Forgetfulness: the dangers of a modern culture that wages war on its own past

Francis O’Gorman believes the systematic devaluation of the past began in earnest in the 19th century.

By John Gray

In a pervasive modern view, which seems to most people so obviously true that they can think in no other way, the past is a burden that must be shed in order that a new kind of life can come into being. Modern human beings are always in transit to another place, which seems only more distant the longer they have been travelling.

It is a view of things that has a comical side, as Francis O’Gorman points out:

A concern with the multiple shapes of futurity situates us all in a joke, we might say, that has yet to conclude. Contemporary habits of mind are, in these terms, a gag without a last line,  a gag without a gag… The experience of contemporaneity is, to phrase it in these mercurial terms, of waiting to know, and never finding out, what the penguin did in the bar.

In the future-oriented way of life that O’Gorman describes, we are all in the position of Hamm in Samuel Beckett’s Endgame, who, when asked if he believes in the life to come, replies, “Mine was always that.”

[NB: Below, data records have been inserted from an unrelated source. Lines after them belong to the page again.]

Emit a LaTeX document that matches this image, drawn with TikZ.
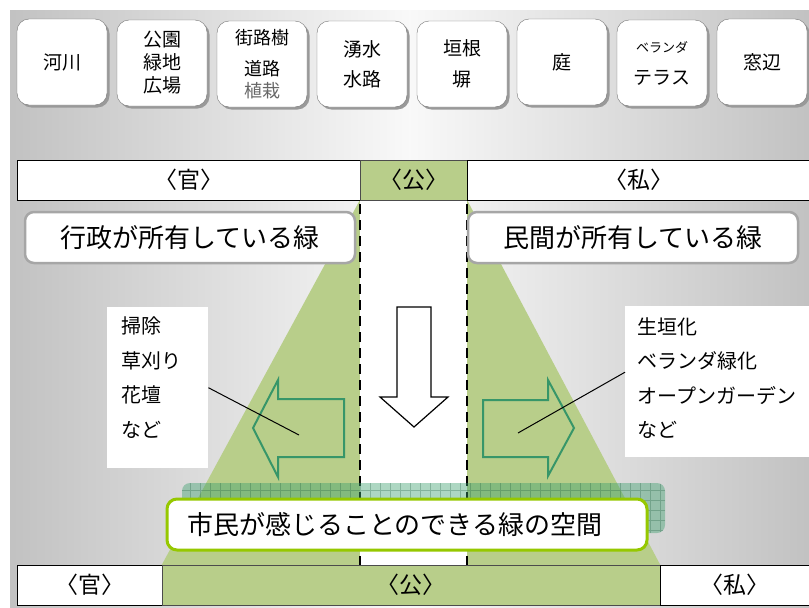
\documentclass[tikz,border=0pt]{standalone}
\usepackage{fontspec}
\setmainfont{Noto Sans CJK JP}
\usepackage{tikz}
\usetikzlibrary{calc,shapes,shadows,backgrounds,positioning}

\definecolor{midori}{RGB}{184,206,138}
\definecolor{yajirushi}{RGB}{55,150,105}
\definecolor{kimidori}{RGB}{150,200,0}
\definecolor{ami}{RGB}{60,160,110}

\begin{document}
\begin{tikzpicture}[x=1pt,y=-1pt]
          \useasboundingbox (0,0) rectangle (809,608);

          \tikzstyle{topbox}=[draw=gray!90!black, fill=white, rounded corners=12, minimum width=90, minimum height=86, align=center, font=\fontsize{19}{23}\selectfont, drop shadow={opacity=1, fill=gray!80, shadow xshift=2.5pt, shadow yshift=-2.5pt}]
          \tikzstyle{band}=[draw=black, fill=white, minimum height=40, inner sep=0, font=\fontsize{23}{27}\selectfont]
          \tikzstyle{bandko}=[band, draw=black!70, fill=midori]
          \tikzstyle{ownbox}=[draw=gray!70, line width=2.5, fill=white, rounded corners=9, minimum width=330, minimum height=51, inner sep=0, font=\fontsize{26}{30}\selectfont]
          \tikzstyle{listbox}=[fill=white, inner sep=0, anchor=north west]
          \tikzstyle{listtxt}=[inner sep=0, anchor=north west, align=left, font=\fontsize{20}{34.5}\selectfont]
          \tikzstyle{bigarrow}=[draw=yajirushi, line width=2, line join=miter]
          \tikzstyle{dashline}=[line width=2, dash pattern=on 10pt off 6pt]
          \tikzstyle{kukanbox}=[draw=kimidori, line width=3, fill=white, rounded corners=10, minimum width=480, minimum height=51, inner xsep=20, text width=440, align=left, font=\fontsize{26}{30}\selectfont]

          % 上段のボックス
          \node[topbox] (kasen) at (62,62) {河川};
          \node[topbox] (koen) at (162,63) {公園\\緑地\\広場};
          \node[topbox, font=\fontsize{18}{22}\selectfont] (gairo) at (262,64) {街路樹\\[9pt]道路\\\textcolor{gray!80!black}{植栽}};
          \node[topbox] (yusui) at (362,64) {湧水\\[7pt]水路};
          \node[topbox] (kakine) at (462,64) {垣根\\[8pt]塀};
          \node[topbox] (niwa) at (562,62) {庭};
          \node[topbox] (veranda) at (662,63) {{\fontsize{13}{15}\selectfont ベランダ}\\[9pt]テラス};
          \node[topbox] (madobe) at (762,62) {窓辺};

          % 官・公・私
          \node[band, minimum width=343] (kan1) at (188.5,180) {〈官〉};
          \node[bandko, minimum width=107] (ko1) at (413.5,180) {〈公〉};
          \node[band, minimum width=343] (shi1) at (638.5,180) {〈私〉};

          \node[band, minimum width=145] (kan2) at (89.5,585) {〈官〉};
          \node[bandko, minimum width=498] (ko2) at (411,585) {〈公〉};
          \node[band, minimum width=150] (shi2) at (735,585) {〈私〉};

          % 背景と緑の三角
          \begin{scope}[on background layer]
            \shade[left color=gray!48, right color=gray!48, middle color=gray!5] (10,10) rectangle (809,608);
            \fill[midori] (ko1.south west) -- (ko1.south west |- ko2.north) -- (ko2.north west) -- cycle;
            \fill[midori] (ko1.south east) -- (ko1.south east |- ko2.north) -- (ko2.north east) -- cycle;
            \fill[white] (ko1.south west) rectangle (ko1.south east |- ko2.north);
            \draw[dashline] ([yshift=-4pt]ko1.south west) -- (ko1.south west |- ko2.north);
            \draw[dashline] ([yshift=-4pt]ko1.south east) -- (ko1.south east |- ko2.north);
          \end{scope}

          % 所有している緑
          \node[ownbox] (gyosei) at (190,237.5) {行政が所有している緑};
          \node[ownbox] (minkan) at (633,237.5) {民間が所有している緑};

          % 矢印
          \draw[fill=white, line width=1.2] (397,307) -- (431,307) -- (431,397) -- (448,397) -- (414,427) -- (380,397) -- (397,397) -- cycle;
          \draw[bigarrow] (344,399) -- (344,457) -- (278,457) -- (278,477) -- (253,428) -- (278,380) -- (278,399) -- cycle;
          \draw[bigarrow] (483,400) -- (548,400) -- (548,380) -- (574,428) -- (548,476) -- (548,457) -- (483,457) -- cycle;

          % 活動の例
          \node[listbox, minimum width=101, minimum height=161] (lbox) at (107,307) {};
          \node[listtxt] (ltxt) at (121,317) {掃除\\草刈り\\花壇\\など};
          \node[listbox, minimum width=185, minimum height=151] (rbox) at (625,306) {};
          \node[listtxt] (rtxt) at (637,317) {生垣化\\ベランダ緑化\\オープンガーデン\\など};

          \coordinate (lend) at (299,435);
          \coordinate (rend) at (518,433);
          \draw[line width=1] (lbox.east) -- (lend);
          \draw[line width=1] ([yshift=9.5pt]rbox.west) -- (rend);

          % 網かけ
          \fill[ami, fill opacity=0.42, rounded corners=8] (182,483) rectangle (665,533);
          \begin{scope}
            \clip[rounded corners=8] (182,483) rectangle (665,533);
            \draw[ami!60!black, opacity=0.3, line width=0.6, step=10pt] (182,483) grid (665,533);
          \end{scope}

          % 市民が感じる緑
          \node[kukanbox] (kukan) at (407,524.5) {市民が感じることのできる緑の空間};
\end{tikzpicture}
\end{document}
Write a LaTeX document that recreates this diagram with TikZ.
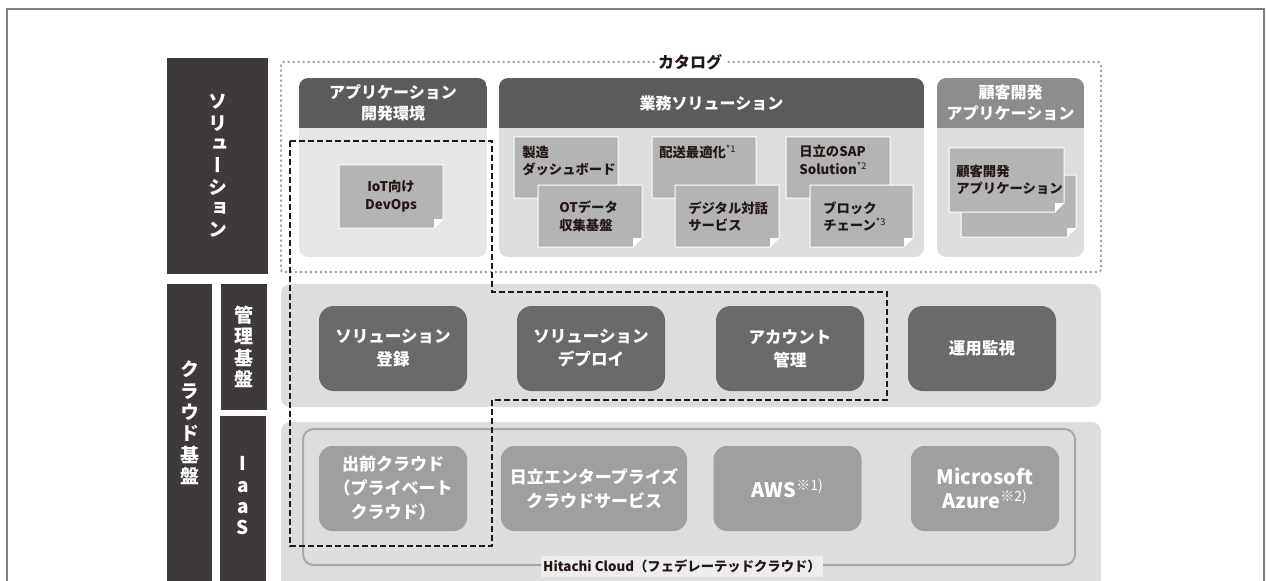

A cultural historian and professor of English literature at Edinburgh who has focused particularly on Victorian sensibilities, O’Gorman believes that the systematic devaluation of the past began in earnest in the 19th century, though it goes much further back. Today, disparaging the past is a mark of intellectual respectability. Anyone who believes that history involves loss as well as gain is reactionary: “The preference among liberal intellectuals is for a new kind of Whig history – one where the past is to be surveyed primarily to expose its failings…”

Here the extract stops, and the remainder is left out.